After trial and error I discovered the safest routes to ship hash from three countries back to Boston. My routes, only I knew the pieces that made up the whole. In Boston, only two people knew me as this person. I was never going to die poor, nor live long. I saw that with my Bubbe , I knew poverty and so did the people I was in business with in these third world countries. The black market my real home. Street urchins my real people.
The monkey temple was an ancient structure old in wisdom and alive with hash, hash oil and opium black marketers. However, there were also hundreds of monkeys running amuck. One stoned out day I was sitting with some of my Gurkha partners and we heard screaming, a monkey had taken a five-gallon container of hash oil and was running around with it. Following him were three of the owners. This could have been a silent movie in black and white. The monkey escaped leaving the men baffled. I never laughed so hard.

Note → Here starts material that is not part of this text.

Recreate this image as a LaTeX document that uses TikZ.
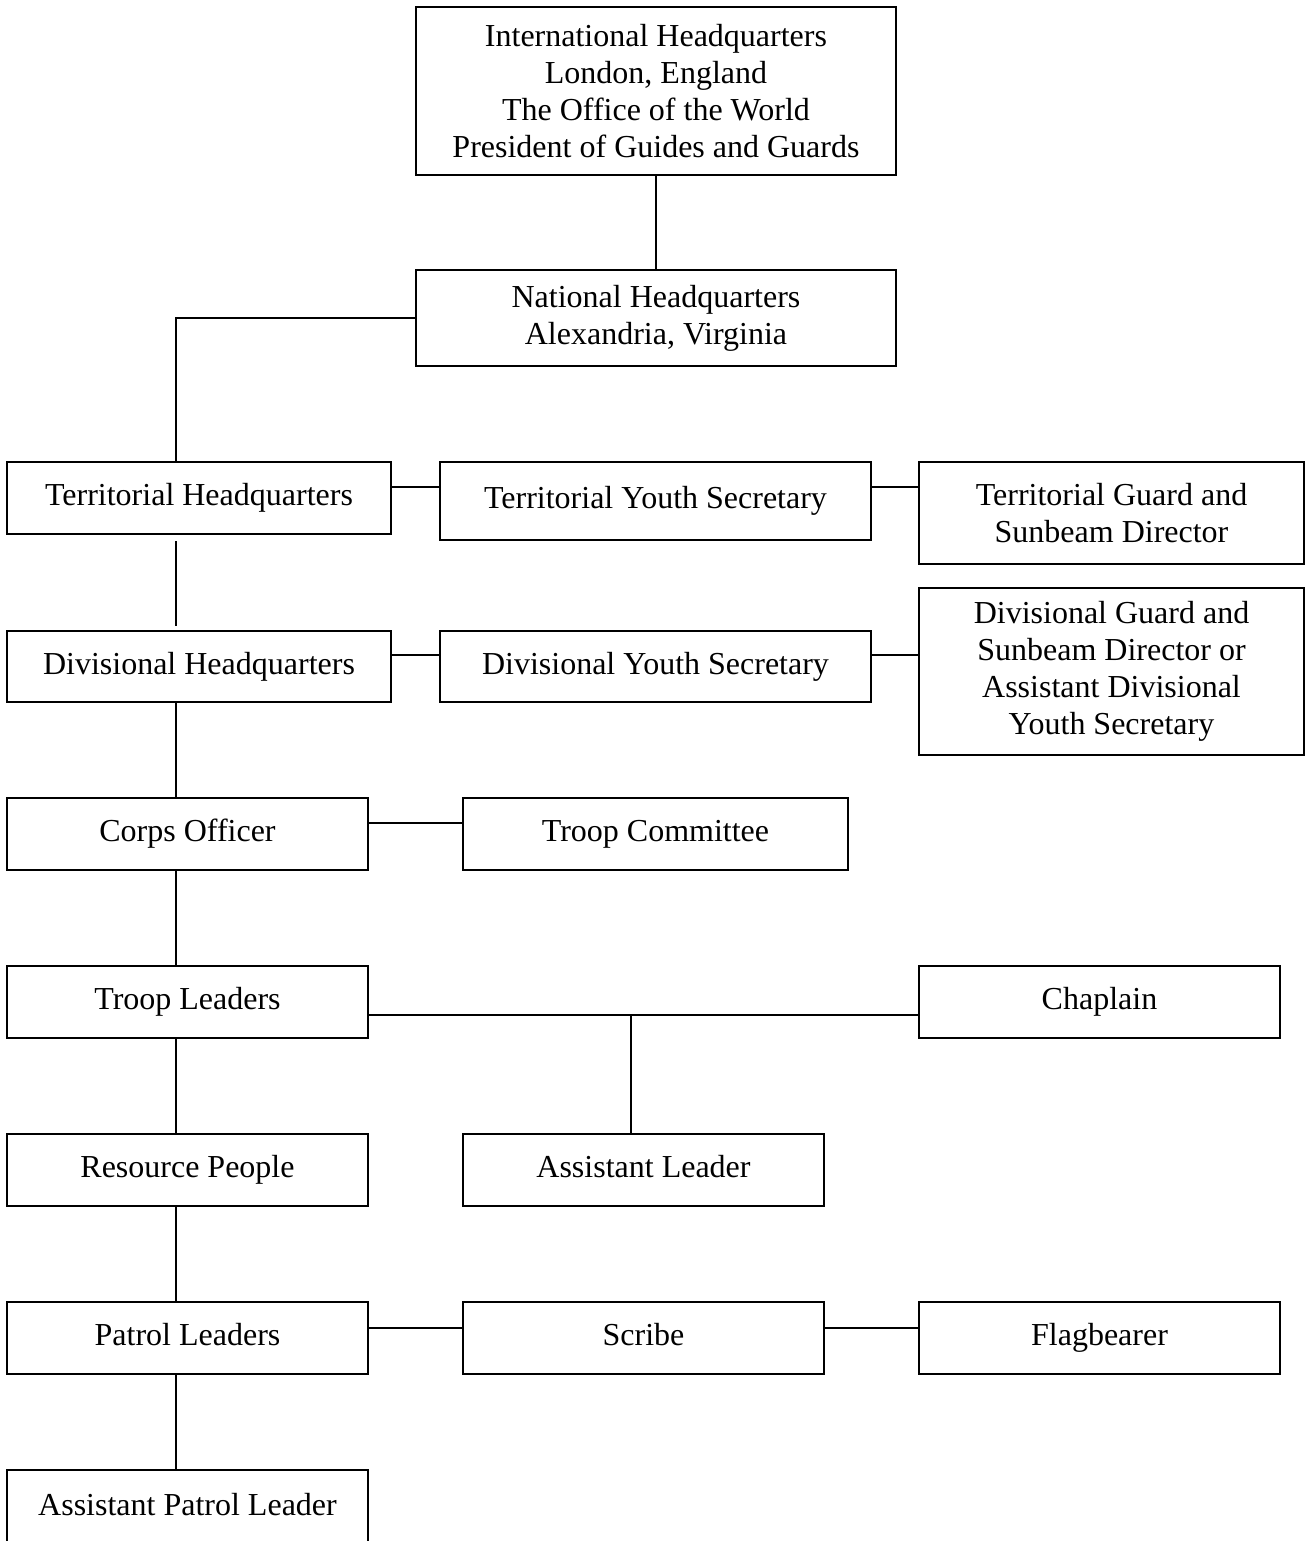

I paid off all kinds of people whether in Beirut, Kathmandu, or Kabul. Customs people, police officers and local politicians. When I met people not in the trade I presented as a college student who hoped someday to get in the Peace Corp. Most of the time I stayed in during the day and went out at night. Sounds and smells of funeral processions filled the air at sunset the bodies would be taken to be burned, they called it cremation, I had my doubts.
There was a pie and hash shop where I met Interpol, DEA and state department people all involved in the game. The black-market product line was: semi-precious gems, gold, artifacts, and hash products. Millions of dollars changed hands silently and without trace every day in Kathmandu. I stayed a small player moving about one million dollars of hash products a year for about eight years. My profit from that exceeded fifteen million dollars and I started at age 19.
I never took ownership of that money, I spread it around, knowing it was made illegally and could be a trap that would put me in a cage anytime. I loved the challenge, cover stories, strategies, adapting staying ahead of the trappers. I transitioned my expertise from buying smuggling and selling to being a contractor who just organized routes through the maze of airports, ports, and train stations around the world. Years later I was known, not by my aliases, but as the “Da Vinci of smugglers”.